- Born: 25 December 1927 Korle Gonno, Accra
- Died: 4 November 2019 (aged 91)
- Education: Hammersmith College
- Engineering career
- Discipline: Civil Engineering
- Employers: Bolten, Hennesy and Partners; OVE Aropp and Partners;
- Projects: The presidential stand at the Black Star Square; The Vice Chancellor's Residence, the School of Architecture (Phases I and II), the Pharmacy Block and the Queen Elizabeth's Hall (Hall of residence) at the Kwame Nkrumah University of Science and Technology; Surgical, Maternity, and Children's wards at the Korle Bu Teaching Hospital;

= Adam Babah-Alargi =

Ghanaian engineer (1927–2019)

Hajj Adam Babah-Alargi (25 December 1927 – 4 November 2019) was a Ghanaian engineer who was responsible for many national projects in Ghana. He was the first Ghanaian to establish Ghana's first indigenous engineering consultancy. He was a founding member of the Accra West branch of the Rotary Club.
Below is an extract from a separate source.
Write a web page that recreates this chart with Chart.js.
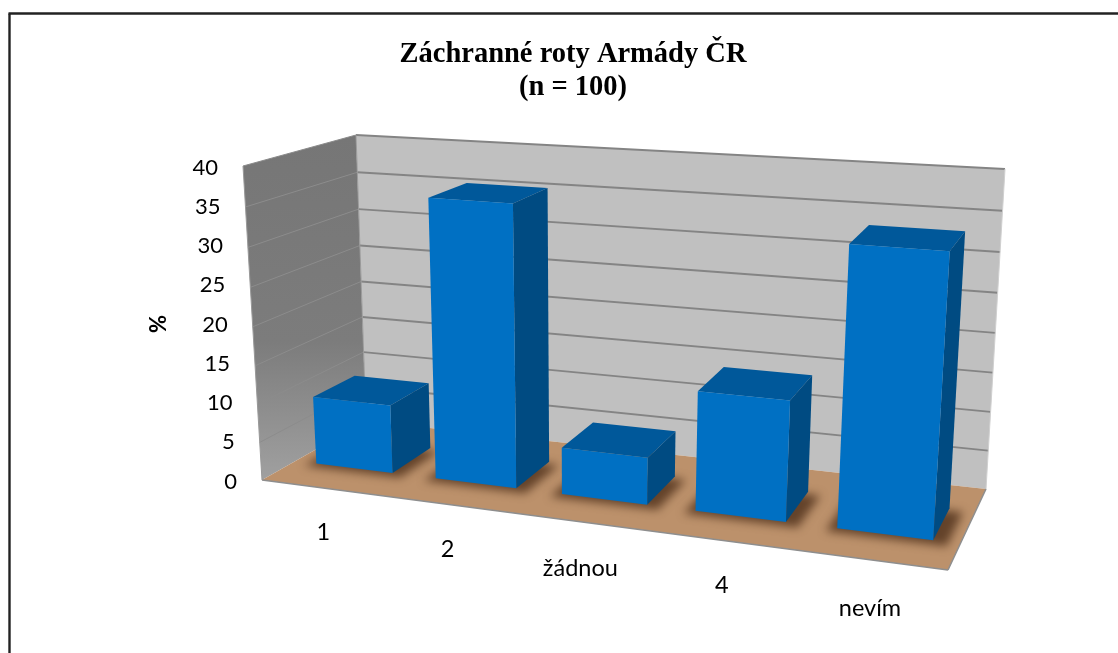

==Early life and education==
Babah-Alargi was born on 25 December 1927 at Korle Gonno in Accra to Hausa parents. He studied structural engineering at Hammersmith College, London, England.

==Career==
Babah-Alargi joined Bolten Hennesy and Partners in 1958 after his college education. Around that period, the company had been charged with projects in Ghana and these projects were at the Kwame Nkrumah University of Science and Technology. Hajj was put in charge for some of these projects namely; The Vice Chancellor's Residence, the School of Architecture (Phases I and II), the Pharmacy Block and Halls of residence specifically Queen Elizabeth's Hall, which was commissioned by the Queen when she visited Ghana in 1961. In 1960 he joined OVE Aropp and Partners (then the biggest foreign consulting firm in Ghana) as a director. There, his first project was to oversee the erection of the Presidential stand at the Black Star Square, a project that needed to be ready prior to the Queen's visit. From 1961 to 1964 he worked on the Korle Bu Teaching Hospital as the only Ghanaian engineer in the team. The project saw the building of the Surgical, Maternity, and Children's wards among others. In 1965 the then president Dr. Kwame Nkrumah engaged him to restructure the presidential stand at the Black Star Square as the president thought it was too high. The president however, was unable to use the stand which was to be due in early 1966 as a result of the overthrow of his government in early 1966. In 1967 he founded his own consultancy firm by the name of BAB Consultancy. The firm was the first indigenous consultancy established by a Ghanaian in his field of expertise. It was therefore the first indigenous engineering consultancy founded in Ghana. He worked on many projects in the following years and also served as a consultant for the Bank of Ghana, the National Investment Bank, and Messrs SKOA. He retired in 1987 and the business was handed over to his staff.

He together with ten others founded the Rotary Club of Accra-West. In 1987, the late Michael Asafo-Boakye, the then District Governor, appointed him as the District Governor's special representative to help form the Rotary Club in Osu-RE.

==Death==
He died in November 2019 at the age of 91. His funeral was officiated by the National Chief Imam Sheikh Osmanu Nuhu Sharubutu. He was the oldest living rotarian in Ghana prior to his death.